The magnetic field of the Earth is being hit by these enormous storms of particles, and it's ringing like a bell, and then it's cascading down into the atmosphere, and you're seeing the colors are caused by various emissions from the various elements, nitrogen and oxygen, things like that.
And it comes and goes, comes in waves, and the waves are moving from west to east.
Oh, well, now towards you, toward the west, on the photo here, but I change my orientation, the antenna pattern goes weird.
I'm seeing red streamers, pale, large, diffused red streamers.

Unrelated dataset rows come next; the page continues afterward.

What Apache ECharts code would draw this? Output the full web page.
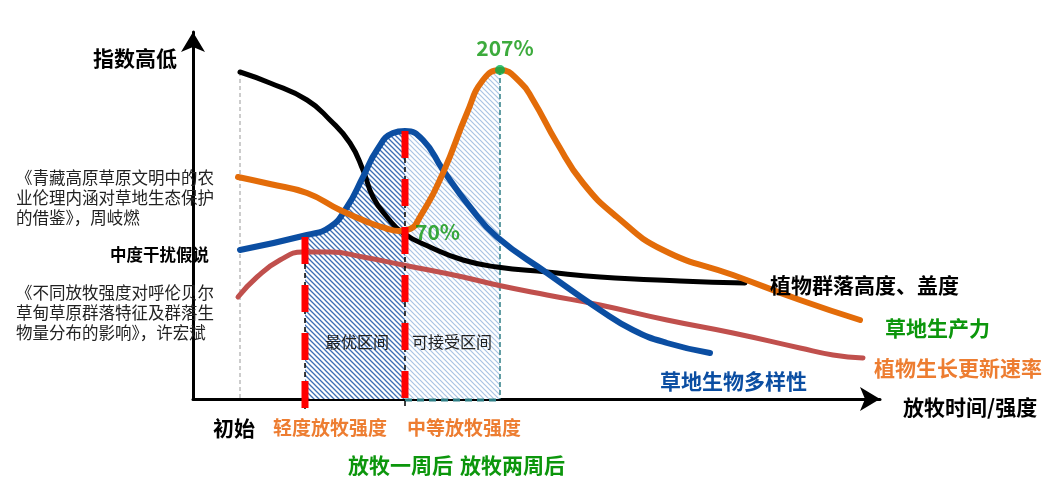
<!DOCTYPE html>
<html>
<head>
<meta charset="utf-8">
<script src="https://cdn.jsdelivr.net/npm/echarts@6/dist/echarts.min.js"></script>
<style>html,body{margin:0;padding:0;background:#fff}#c{width:1058px;height:491px}</style>
</head>
<body>
<div id="c"></div>
<script>
// ---- data (x: grazing time/intensity units, y: index units) ----
const communityHeight = [[47,327],[77,316],[114,299],[137,279],[157,256],[170,229],[180,202],[194,182],[210,166],[237,152],[270,139],[304,132],[354,127],[407,122],[487,118],[552,116]];
const productivity = [[45,222],[77,215],[114,206],[147,189],[177,176],[192,171],[206,168],[217,170],[227,182],[250,226],[274,286],[290,319],[307,329],[327,317],[340,299],[364,256],[390,216],[424,182],[470,149],[540,124],[607,99],[667,79]];
const biodiversity = [[47,149],[114,164],[137,172],[154,192],[170,222],[184,249],[200,266],[212,268],[230,259],[250,229],[277,192],[304,162],[354,126],[407,89],[440,69],[474,56],[517,46]];
const renewalRate = [[45,102],[64,122],[87,139],[110,147],[137,147],[170,142],[210,134],[270,122],[304,114],[354,104],[407,94],[474,79],[540,66],[607,51],[640,44],[670,41]];
const optimalZoneTop = [[112,163],[137,172],[154,192],[170,222],[184,249],[200,266],[212,268]];
const acceptableZoneTop = [[212,268],[230,259],[248,229],[264,262],[274,286],[290,319],[307,329]];
const startGuide = [[47,327,0]];
const intensityGuides = [[112,162,-10],[212,268,-10]];
const acceptableEdge = [[212,307,329]];
const markerPoints = [[307,329],[206,168]];
const markerLabels = ['207%','70%'];
const seriesNames = ['植物群落高度、盖度','草地生产力','草地生物多样性','植物生长更新速率'];
const zoneNames = ['最优区间','可接受区间'];
const bottomLabels = ['初始','轻度放牧强度','中等放牧强度','放牧一周后','放牧两周后'];
const axisNames = ['指数高低','放牧时间/强度'];
const refTexts = ['《青藏高原草原文明中的农\n业伦理内涵对草地生态保护\n的借鉴》，周岐燃','中度干扰假说','《不同放牧强度对呼伦贝尔\n草甸草原群落特征及群落生\n物量分布的影响》，许宏斌'];

// ---- hatch patterns ----
function hatch(color, size, w){
  const c = document.createElement('canvas'); c.width = size; c.height = size;
  const g = c.getContext('2d'); g.fillStyle = '#fff'; g.fillRect(0,0,size,size);
  g.strokeStyle = color; g.lineWidth = w;
  g.beginPath();
  g.moveTo(-1,-1); g.lineTo(size+1,size+1);
  g.moveTo(size-2,-2); g.lineTo(size+2,2);
  g.moveTo(-2,size-2); g.lineTo(2,size+2);
  g.stroke();
  return {image:c, repeat:'repeat'};
}

const FONT = '"Noto Sans CJK SC", "Noto Sans", sans-serif';
const GREEN = '#0c960c', ORANGE = '#ed7d31', BLUE = '#0b4ea2', BLACK = '#000';

function curve(name, data, color, width, z){
  return {name, type:'line', data, smooth:0.5, showSymbol:false,
    lineStyle:{color, width, cap:'round'}, z, silent:true};
}
function zone(data, pattern){
  return {type:'line', data, smooth:0.4, showSymbol:false, lineStyle:{width:0},
    areaStyle:{color:pattern, opacity:1}, z:1, silent:true};
}
function txt(text, x, y, size, color, bold){
  return {type:'text', x, y, z:50, style:{text, fill:color,
    font:(bold?'bold ':'')+size+'px '+FONT, align:'left', verticalAlign:'middle',
    textAlign:'left', textVerticalAlign:'middle', lineHeight:20}};
}
function lineEl(p1,p2,stroke,w,dash){
  return {type:'line', shape:{x1:p1[0],y1:p1[1],x2:p2[0],y2:p2[1]}, style:{stroke, lineWidth:w, lineDash:dash}};
}

const chart = echarts.init(document.getElementById('c'), null, {renderer:'canvas'});
const axisCommon = {type:'value', min:0, axisTick:{show:false}, axisLabel:{show:false}, splitLine:{show:false},
  axisLine:{show:true, onZero:false, symbol:['none','arrow'], symbolSize:[18,20], lineStyle:{color:'#000', width:3}}};

chart.setOption({
  animation:false,
  backgroundColor:'#fff',
  grid:{left:193, right:178, top:32, bottom:92},
  xAxis:Object.assign({}, axisCommon, {max:687}),
  yAxis:Object.assign({}, axisCommon, {max:367}),
  series:[
    zone(optimalZoneTop, hatch('#3d6fb5', 5, 1.3)),
    zone(acceptableZoneTop, hatch('#a9c4e4', 5, 1.2)),
    {type:'custom', data:startGuide, clip:false, z:3, silent:true,
      renderItem:(p, api)=>{const a=api.coord([api.value(0),api.value(1)]), b=api.coord([api.value(0),api.value(2)]);
        return lineEl(a,b,'#999',1,[4,3]);}},
    {type:'custom', data:acceptableEdge, clip:false, z:3, silent:true,
      renderItem:(p, api)=>{const x0=api.value(0), x1=api.value(1), top=api.value(2);
        const a=api.coord([x1,top]), b=api.coord([x1,0]), c=api.coord([x0,0]);
        return {type:'group', children:[lineEl(a,b,'#2f7f86',1.5,[5,3]), lineEl([c[0],c[1]+1],[b[0],b[1]+1],'#2f7f86',3,[7,5])]};}},
    curve(seriesNames[3], renewalRate, '#c0504d', 5, 4),
    curve(seriesNames[0], communityHeight, BLACK, 5, 5),
    curve(seriesNames[2], biodiversity, BLUE, 6, 6),
    curve(seriesNames[1], productivity, '#e36c09', 6, 7),
    {type:'custom', data:intensityGuides, clip:false, z:9, silent:true,
      renderItem:(p, api)=>{const a=api.coord([api.value(0),api.value(1)]), b=api.coord([api.value(0),api.value(2)]);
        return {type:'group', children:[lineEl(a,b,'#000',1.5,[5,4]), lineEl(a,b,'#ff0000',7,[27,21])]};}},
    {type:'scatter', z:10, silent:true,
      data: markerPoints.map((pt,i)=>({value:pt, symbolSize: i===0?10:0,
        itemStyle:{color:'#00b050'},
        label:{show:true, formatter:markerLabels[i], color:GREEN, fontFamily:FONT, fontWeight:'bold', fontSize:21,
          position: i===0?'top':'right', distance: i===0?6:16, offset: i===0?[5,0]:[0,1]}}))}
  ],
  graphic:[
    txt(axisNames[0], 93, 58, 21, BLACK, true),
    txt(axisNames[1], 903, 407, 21, BLACK, true),
    txt(seriesNames[0], 770, 285, 21, BLACK, true),
    txt(seriesNames[1], 885, 328, 21, GREEN, true),
    txt(seriesNames[3], 874, 368, 21, ORANGE, true),
    txt(seriesNames[2], 660, 381, 21, BLUE, true),
    txt(zoneNames[0], 325, 342, 16, '#222', false),
    txt(zoneNames[1], 412, 342, 16, '#222', false),
    txt(bottomLabels[0], 213, 428, 21, BLACK, true),
    txt(bottomLabels[1], 273, 428, 19, ORANGE, true),
    txt(bottomLabels[2], 407, 428, 19, ORANGE, true),
    txt(bottomLabels[3], 348, 465, 21, GREEN, true),
    txt(bottomLabels[4], 460, 465, 21, GREEN, true),
    txt(refTexts[0], 16, 198, 16.5, '#222', false),
    txt(refTexts[1], 110, 255, 16.5, BLACK, true),
    txt(refTexts[2], 16, 313, 16.5, '#222', false)
  ]
});
</script>
</body>
</html>
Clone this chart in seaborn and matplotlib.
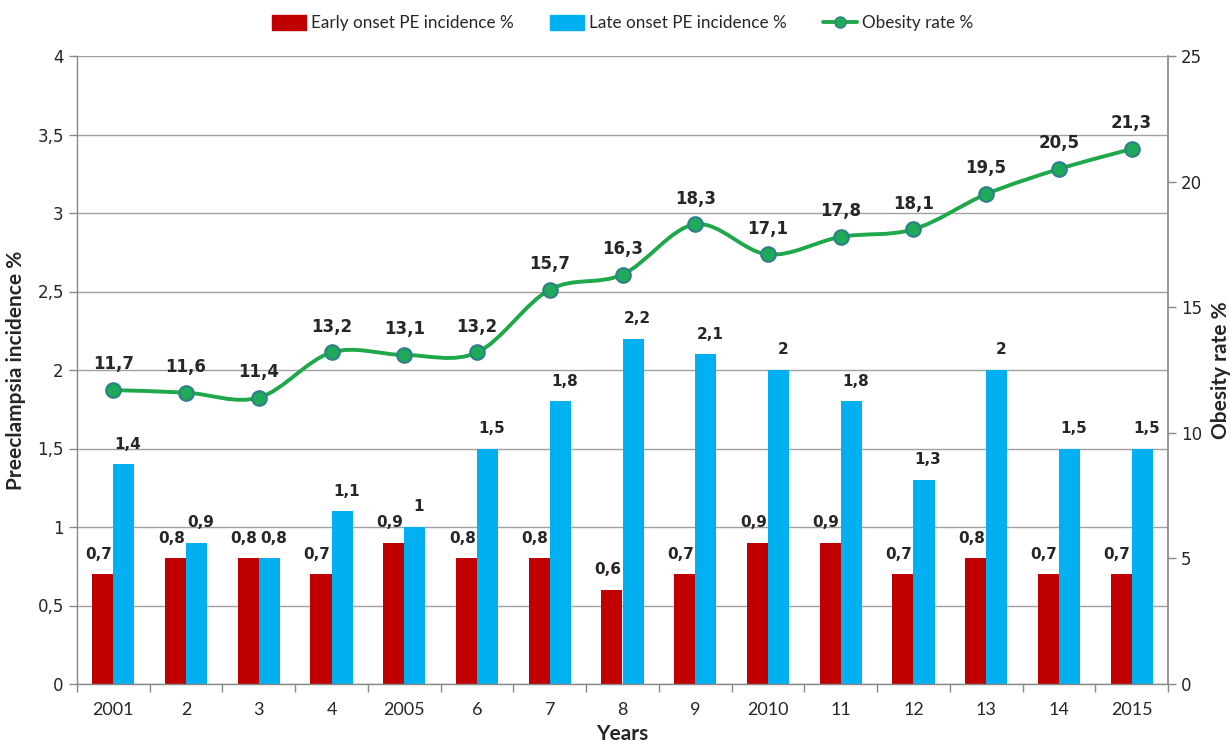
import numpy as np
import pandas as pd
import matplotlib
matplotlib.use("Agg")
import matplotlib.pyplot as plt
from matplotlib.path import Path
from matplotlib.patches import PathPatch
from matplotlib.lines import Line2D
from matplotlib.patches import Patch
import seaborn as sns

years = ["2001", "2", "3", "4", "2005", "6", "7", "8", "9", "2010", "11", "12", "13", "14", "2015"]
early = [0.7, 0.8, 0.8, 0.7, 0.9, 0.8, 0.8, 0.6, 0.7, 0.9, 0.9, 0.7, 0.8, 0.7, 0.7]
late = [1.4, 0.9, 0.8, 1.1, 1.0, 1.5, 1.8, 2.2, 2.1, 2.0, 1.8, 1.3, 2.0, 1.5, 1.5]
obesity = [11.7, 11.6, 11.4, 13.2, 13.1, 13.2, 15.7, 16.3, 18.3, 17.1, 17.8, 18.1, 19.5, 20.5, 21.3]
series_names = ["Early onset PE incidence %", "Late onset PE incidence %"]
line_name = "Obesity rate %"

RED = "#c00000"
BLUE = "#00b0f0"
GREEN = "#1fa84a"

sns.set_theme(style="white")
plt.rcParams['font.family'] = ['Lato', 'DejaVu Sans']

def fmt(v):
    s = ("%g" % v).replace(".", ",")
    return s

df = pd.DataFrame({
    "year": years * 2,
    "value": early + late,
    "series": [series_names[0]] * len(years) + [series_names[1]] * len(years),
})

fig = plt.figure(figsize=(12.3, 7.46), dpi=100)
ax = fig.add_axes([77/1230, 1 - 684/746, (1168-77)/1230, (684-56)/746])

sns.barplot(data=df, x="year", y="value", hue="series", order=years,
            hue_order=series_names, palette=[RED, BLUE], width=0.58,
            gap=0, saturation=1, ax=ax, legend=False, errorbar=None,
            linewidth=0, edgecolor="none")

ax.set_ylim(0, 4)
ax.set_xlim(-0.5, len(years) - 0.5)
ax.set_yticks(np.arange(0, 4.01, 0.5))
ax.set_yticklabels([fmt(v) for v in np.arange(0, 4.01, 0.5)], family="DejaVu Sans", fontsize=12)
ax.yaxis.grid(True, color="#a0a0a0", linewidth=1)
ax.set_axisbelow(True)
ax.set_xticks(range(len(years)))
ax.set_xticklabels(years, fontsize=13)
ax.tick_params(axis="x", length=0, pad=13)
ax.tick_params(axis="y", length=6, width=1, color="#888888", direction="out", left=True)
# category separator ticks
sec = ax.secondary_xaxis("bottom")
sec.set_xticks(np.arange(-0.5, len(years), 1.0))
sec.set_xticklabels([])
sec.tick_params(length=6, width=1, color="#888888", direction="out")
sec.spines["bottom"].set_visible(False)
for s in ["top", "right"]:
    ax.spines[s].set_visible(False)
for s in ["left", "bottom"]:
    ax.spines[s].set_color("#888888")
    ax.spines[s].set_linewidth(1)

ax.set_xlabel("Years", fontsize=15, fontweight="bold", labelpad=4)
ax.set_ylabel("Preeclampsia incidence %", fontsize=15, fontweight="bold", labelpad=8)

# bar labels (slightly pushed outward like the reference)
for cont, vals, dx in zip(ax.containers, [early, late], [-3, 3]):
    for bar, v in zip(cont.patches, vals):
        ax.annotate(fmt(v), (bar.get_x() + bar.get_width() / 2, bar.get_height()),
                    xytext=(dx, 9), textcoords="offset points", ha="center", va="bottom",
                    fontsize=11, fontweight="bold", family="DejaVu Sans")

# secondary axis
ax2 = ax.twinx()
ax2.set_ylim(0, 25)
ax2.set_yticks(np.arange(0, 26, 5))
ax2.set_yticklabels([str(v) for v in range(0, 26, 5)], family="DejaVu Sans", fontsize=12)
ax2.tick_params(axis="y", length=6, width=1, color="#888888", direction="out", right=True)
for s in ["top", "left", "bottom"]:
    ax2.spines[s].set_visible(False)
ax2.spines["right"].set_color("#888888")
ax2.set_ylabel(line_name, fontsize=15, fontweight="bold", labelpad=6)
ax2.grid(False)

# smooth line (Catmull-Rom as cubic Bezier through data points)
x = np.arange(len(obesity), dtype=float)
y = np.array(obesity, dtype=float)
verts = [(x[0], y[0])]
codes = [Path.MOVETO]
t = 1/6
for i in range(len(x) - 1):
    p0 = np.array([x[max(i-1, 0)], y[max(i-1, 0)]])
    p1 = np.array([x[i], y[i]])
    p2 = np.array([x[i+1], y[i+1]])
    p3 = np.array([x[min(i+2, len(x)-1)], y[min(i+2, len(x)-1)]])
    c1 = p1 + (p2 - p0) * t
    c2 = p2 - (p3 - p1) * t
    verts += [tuple(c1), tuple(c2), tuple(p2)]
    codes += [Path.CURVE4] * 3
ax2.add_patch(PathPatch(Path(verts, codes), facecolor="none", edgecolor=GREEN, linewidth=2.8, zorder=3))
sns.scatterplot(x=x, y=y, ax=ax2, s=110, color="#1faa5a", edgecolor="#2f7f8a",
                linewidth=1.5, zorder=4, legend=False)
for xi, yi in zip(x, y):
    ax2.annotate(fmt(yi), (xi, yi), xytext=(0, 12), textcoords="offset points",
                 ha="center", va="bottom", fontsize=12, fontweight="bold", family="DejaVu Sans")

handles = [Patch(color=RED, label=series_names[0]),
           Patch(color=BLUE, label=series_names[1]),
           Line2D([0], [0], color=GREEN, lw=2.8, marker="o", markersize=8,
                  markerfacecolor="#1faa5a", markeredgecolor="#2f7f8a", label=line_name)]
fig.legend(handles=handles, loc="upper center", bbox_to_anchor=(0.506, 1.0), ncol=3,
           frameon=False, fontsize=12.3, handlelength=2.0, handleheight=0.9,
           columnspacing=2.1, handletextpad=0.3)

fig.savefig("out.png", dpi=100)
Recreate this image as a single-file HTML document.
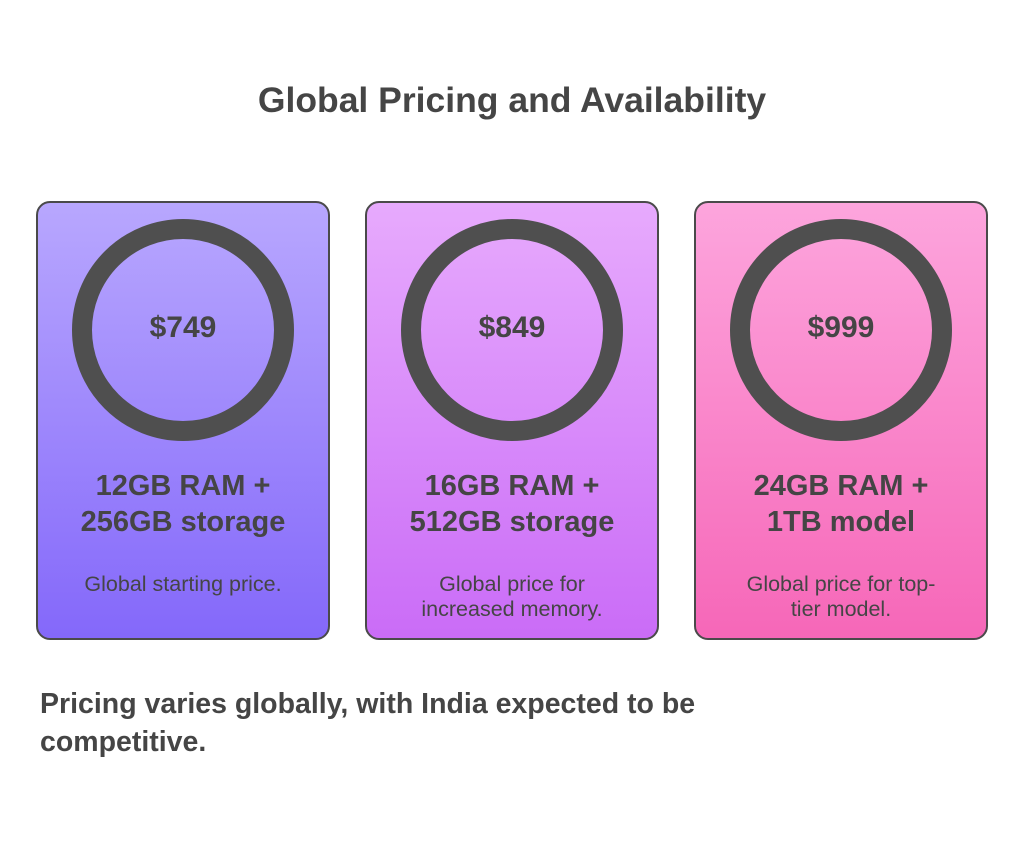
<!DOCTYPE html>
<html><head><style>
body{margin:0;width:1024px;height:848px;background:#fff;font-family:"Liberation Sans",sans-serif;color:#454545;position:relative;overflow:hidden}
.t{position:absolute;left:0;width:1024px;text-align:center;top:80px;font-size:35.5px;font-weight:bold}
.card{position:absolute;top:201px;width:294px;height:439px;border:2.5px solid #4a4a4a;border-radius:14px;box-sizing:border-box}
.ring{position:absolute;left:34px;top:16px;width:222px;height:222px;border:20px solid #4f4f4f;border-radius:50%;box-sizing:border-box}
.p{position:absolute;left:0;width:100%;top:108px;text-align:center;font-size:30px;font-weight:bold}
.h{position:absolute;left:0;width:100%;top:265px;text-align:center;font-size:29px;font-weight:bold;line-height:36px}
.d{position:absolute;left:0;width:100%;top:369px;text-align:center;font-size:21.5px;line-height:25px}
.b{position:absolute;left:40px;top:685px;font-size:28.5px;font-weight:bold;line-height:38px}
</style></head><body>
<div class="t">Global Pricing and Availability</div>
<div class="card" style="left:36px;background:linear-gradient(#b8a7fe,#8468fa)"><div class="ring"></div><div class="p">$749</div><div class="h">12GB RAM +<br>256GB storage</div><div class="d">Global starting price.</div></div>
<div class="card" style="left:365px;background:linear-gradient(#e7aafd,#ca6cf7)"><div class="ring"></div><div class="p">$849</div><div class="h">16GB RAM +<br>512GB storage</div><div class="d">Global price for<br>increased memory.</div></div>
<div class="card" style="left:694px;background:linear-gradient(#fda5dd,#f667b8)"><div class="ring"></div><div class="p">$999</div><div class="h">24GB RAM +<br>1TB model</div><div class="d">Global price for top-<br>tier model.</div></div>
<div class="b">Pricing varies globally, with India expected to be<br>competitive.</div>
</body></html>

But if I look to the north, they're brilliant blue-green, and I can now begin to see spikes in them, like long, spiky shafts picking up like the classic photos you've seen at Aurora.
And it's so bright.
Get a long mic cord and go outside and do the rest of the show.
And for everybody who's got, as you said, a family member who's slumbering peacefully, check the weather, then get them up because you're not going to want them to miss this.
This is literally probably a once-in-a-lifetime event because we're at the peak of the cycle.
And if we look at our hyperdimensional model, we're at the peak of several other cycles.